10 Tips for Storing Makeup

Krista Diamond | Aug 10, 2016 @ 03:00 PM

There’s nothing pretty about storing makeup incorrectly. Whether you’re a total makeup junkie with the Sephora Rouge card to prove it, or you just dabble in occasional drugstore lipstick purchases, everything in your collection requires proper care. Store your products incorrectly and they can cause you to break out or even get sick. Store them right and they’ll perform better and last longer, making you and your bank account both look beautiful. Read on and learn how to store makeup at home and in your storage unit like a total pro (professional makeup artist, that is).

  1. Clean up your act. Ideally, you should clean makeup brushes at least once a week. Use a gentle, unscented cleanser (baby shampoo works just fine), or buy a makeup brush cleansing shampoo like this delightfully scented citrus one. For catastrophically dirty brushes, use coconut oil. Always clean with warm water and never ever store brushes vertically when they’re still wet as the excess water can collect inside the handle and do major damage.

  2. Parting is such sweet sorrow. Yes, you love that lip gloss, but if you bought it back when flare jeans were still cool, it’s time to say goodbye. If a product’s color, consistency or scent has changed, toss it. Keep in mind that powders last longer than liquids, so eyeshadows will be good for about two years, whereas mascara will only be good for about two months. It’s also worth mentioning that higher end products almost always have a longer shelf life, so that $60 foundation might actually be worth the steep price.

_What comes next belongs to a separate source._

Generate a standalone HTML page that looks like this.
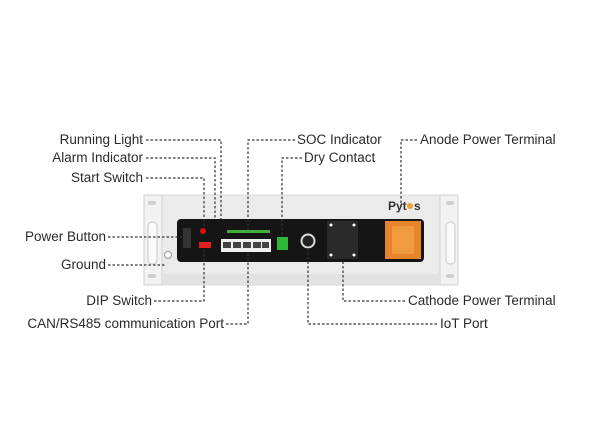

  3. Sometimes it’s actually the heat and the humidity. Desert climates can cause products to dry out, which is why that eyeliner seems like it’s crumbling after your Vegas vacation. Humid climates (like your bathroom) can cause bacteria to fester. If you’re storing products at home, keep them away from your shower if possible. If you’re storing them in a storage unit, consider climate control.

  4. It’s okay to judge an eyeshadow palette by its cover. Display pretty products like your dazzling array of lipsticks prominently and keep the less Instagram-worthy stuff out of sight, but not out of mind by buying a drawer organizer like the one you use to keep your silverware in order. Your bathroom sink will thank you.

  5. Clear things up. A clear makeup organizer will allow you to see all your products, that way you’re never wondering where that one bronzer you only sometimes use is. Plus, it looks classy and matches literally any decor. If you’re putting makeup into storage, clear storage containers are also useful in helping you figure out where everything is.

  6. Think outside the makeup bag. Keeping your makeup handy without letting it clutter up your space is a constant struggle. Good news? You might already have the solution. Repurpose a tea cup, vase or that pretty pot that houses a now deceased succulent and add a touch of whimsy to your makeup storage game.

  7. Get in touch with your inner vampire. Makeup fares better when it’s not in direct sunlight, so if you’re storing it at home, keep it away from your window. If you’re storing it in your storage unit, the problem is pretty much solved, but do mind those UV rays during transit.

  8. Precious cargo. If you’re packing up your makeup to put it in storage, handle it with care. Wrap glass bottles in bubble wrap and secure eyeshadow palettes, blushes or other compacts with elastic bands. Pack items tightly so they don’t jostle. And if somehow your eyeshadow ends up crumbled anyway, simply spritz it with rubbing alcohol or makeup setting spray and press it back into place.

  9. Don’t forget about that return policy. Simplify makeup storage by reducing clutter. If you tend to buy luxury makeup products, there’s a good chance they’re returnable. Don’t hang onto that blush if it makes you look like a clown. Know your preferred makeup counter’s return policy and take advantage of it.

  10. Learn to love labeling. When storing makeup, don’t just label boxes with what’s in them. Label them with dates so you know how long you’ve had your products. This will help you remember what to take home from your storage unit and what to take straight to the trash.